Далее, неопределенность места действия (Россия не Россия, Европа не Европа) ведет к невозможности внятно прописать его обстоятельства и вызывает недоуменные вопросы. Так, следовательница из сочувствия к герою непонятным образом ухитряется закрыть дело о гибели пары любовников, хотя каждому, в том числе ее начальству и зрителям, очевидно, что это – хладнокровное убийство из мести, совершенное обманутыми супругами, коварно (но неведомо, как именно) подпилившими прутья балкона, на котором блудили изменщики. Еще страннее, что режиссер и преступники не придают убийству ни малейшего значения – он не позволяет им проявить хотя бы толику раскаяния или сожаления, а они как ни в чем не бывало заводят себе других партнеров. Больше того, постановщик перекрывает самую возможность сочувствия жертвам, которые проходят по экрану, как бледные тени, и уходят с него, не поведав о мотивах своих измен и не оставив следа в наших душах. Но не стоит делать отсюда вывод об аморальности авторов – это не более чем издержки избранного ими «средневекового» метода.

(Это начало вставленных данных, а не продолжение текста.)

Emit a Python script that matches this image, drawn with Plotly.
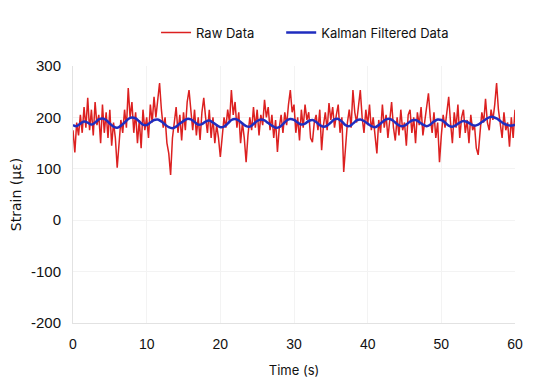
import numpy as np
import plotly.graph_objects as go

raw_time_step = 0.25
raw_values = [
    175, 132, 190, 165,
    205, 170, 220, 180,
    238, 175, 215, 165,
    230, 185, 205, 150,
    225, 170, 210, 160,
    215, 145, 190, 160,
    102, 150, 195, 170,
    215, 180, 257, 200,
    230, 170, 210, 150,
    195, 140, 215, 175,
    200, 160, 225, 190,
    240, 200, 232, 267,
    215, 180, 200, 150,
    130, 88, 160, 195,
    220, 170, 205, 155,
    210, 175, 230, 253,
    205, 175, 215, 165,
    200, 156, 210, 238,
    200, 170, 215, 160,
    200, 150, 185, 160,
    123, 165, 200, 180,
    215, 190, 253, 205,
    230, 180, 210, 150,
    190, 160, 113, 165,
    200, 175, 220, 180,
    215, 165, 205, 185,
    234, 200, 220, 175,
    205, 160, 195, 133,
    180, 205, 170, 210,
    185, 225, 253, 210,
    225, 170, 200, 155,
    215, 180, 225, 195,
    210, 160, 152, 190,
    205, 175, 215, 136,
    185, 210, 175, 228,
    195, 220, 180, 205,
    225, 170, 200, 94,
    150, 190, 215, 180,
    253, 210, 190, 225,
    253, 200, 170, 215,
    185, 225, 175, 200,
    165, 130, 195, 170,
    225, 180, 205, 160,
    195, 230, 180, 155,
    200, 165, 215, 175,
    190, 145, 205, 215,
    170, 200, 150, 210,
    185, 220, 165, 195,
    215, 247, 200, 170,
    210, 160, 190, 113,
    165, 205, 180, 215,
    240, 190, 150, 210,
    180, 225, 160, 200,
    215, 170, 195, 150,
    205, 175, 185, 140,
    127, 170, 210, 190,
    236, 190, 175, 215,
    195, 225, 267, 215,
    190, 160, 210, 175,
    190, 143, 200, 160,
    215,
]
raw_time = [i * raw_time_step for i in range(len(raw_values))]

kalman_time_step = 0.5
kalman_values = [
    185, 183, 188, 192, 190, 186, 190, 196, 198, 195,
    188, 182, 180, 184, 190, 197, 200, 198, 192, 186,
    185, 190, 195, 196, 192, 186, 181, 179, 182, 188,
    193, 197, 196, 191, 186, 187, 192, 194, 190, 185,
    181, 182, 188, 195, 197, 194, 188, 183, 182, 187,
    193, 196, 194, 189, 184, 180, 181, 187, 194, 197,
    195, 190, 186, 188, 193, 195, 191, 185, 182, 184,
    190, 196, 197, 192, 185, 183, 188, 194, 196, 193,
    188, 183, 181, 185, 191, 196, 197, 193, 187, 183,
    184, 189, 194, 195, 191, 186, 183, 186, 192, 196,
    195, 190, 184, 182, 185, 190, 193, 191, 187, 184,
    186, 191, 196, 200, 201, 198, 193, 188, 185, 184,
    186,
]
kalman_time = [i * kalman_time_step for i in range(len(kalman_values))]

x_ticks = [0, 10, 20, 30, 40, 50, 60]
y_ticks = [-200, -100, 0, 100, 200, 300]
y_tick_labels = ["-200", "-100", "0", "100", "200", "300"]

fig = go.Figure()
fig.add_trace(go.Scatter(x=raw_time, y=raw_values, mode="lines",
                         name="Raw Data" + "\u00a0" * 6,
                         line=dict(color="#dc2020", width=1.5)))
fig.add_trace(go.Scatter(x=kalman_time, y=kalman_values, mode="lines", name="Kalman Filtered Data",
                         line=dict(color="#1f2dbf", width=2.5, shape="spline")))

fig.update_layout(
    width=542, height=378,
    margin=dict(l=65, r=35, t=58, b=63, autoexpand=False),
    paper_bgcolor="white", plot_bgcolor="white",
    font=dict(family="Liberation Sans, Arial, sans-serif", size=14, color="#111"),
    legend=dict(orientation="h", x=0.525, xanchor="center", y=1.13, yanchor="middle",
                font=dict(size=13, family="Inter, sans-serif"), traceorder="normal"),
    showlegend=True,
)
fig.update_xaxes(range=[0, 60], tickvals=x_ticks, showgrid=True, gridcolor="#f3f3f3",
                 showline=True, linecolor="#e2e2e2", zeroline=False, ticks="",
                 automargin=False, ticklabelstandoff=8,
                 title=dict(text="Time (s)", font=dict(size=13, family="Inter, sans-serif"), standoff=15),
                 tickfont=dict(size=14))
fig.update_yaxes(range=[-200, 300], tickvals=y_ticks, ticktext=y_tick_labels, showgrid=True,
                 gridcolor="#f3f3f3",
                 showline=True, linecolor="#e2e2e2", zeroline=False, ticks="",
                 automargin=False, ticklabelstandoff=8,
                 title=dict(text="Strain (με)", font=dict(size=14, family="DejaVu Sans"), standoff=12),
                 tickfont=dict(size=15))

fig.write_html("out.html")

Интересно, что создатели фильма иногда чувствуют переизбыток умозрительности наряду с недостатком конкретики и вставляют в повествование надуманные детали вроде той, что героиня, обнаружив в раковине щетину, сбритую убиенным мужем, намыливается пеной и водитбезопасной бритвой по телу, хотя было бы символичнее, если бы она обрила себе голову. Сходную подмену когда-то с успехом произвел Эйзенштейн, не подстеливший брезент под расстреливаемых матросов «Потемкина», а набросивший его на них, но с тех пор зрители авторского кино стали менее доверчивы и не так падки на кунштюки. А с другой стороны, на границе вкуса балансируют условные и символические эпизоды с раздеванием в зимнем лесу и «рогоносным» героем у статуи оленя.
Поэтому при всем профессионализме участников съемочной группы в рамках заданной себе задачи (отметим еще работу оператора Олега Лукичева, создавшего стильное холодное изображение) фильм, название которого касается многих, рискует заинтересовать только относительно небольшую группу ценителей отвлеченного искусства.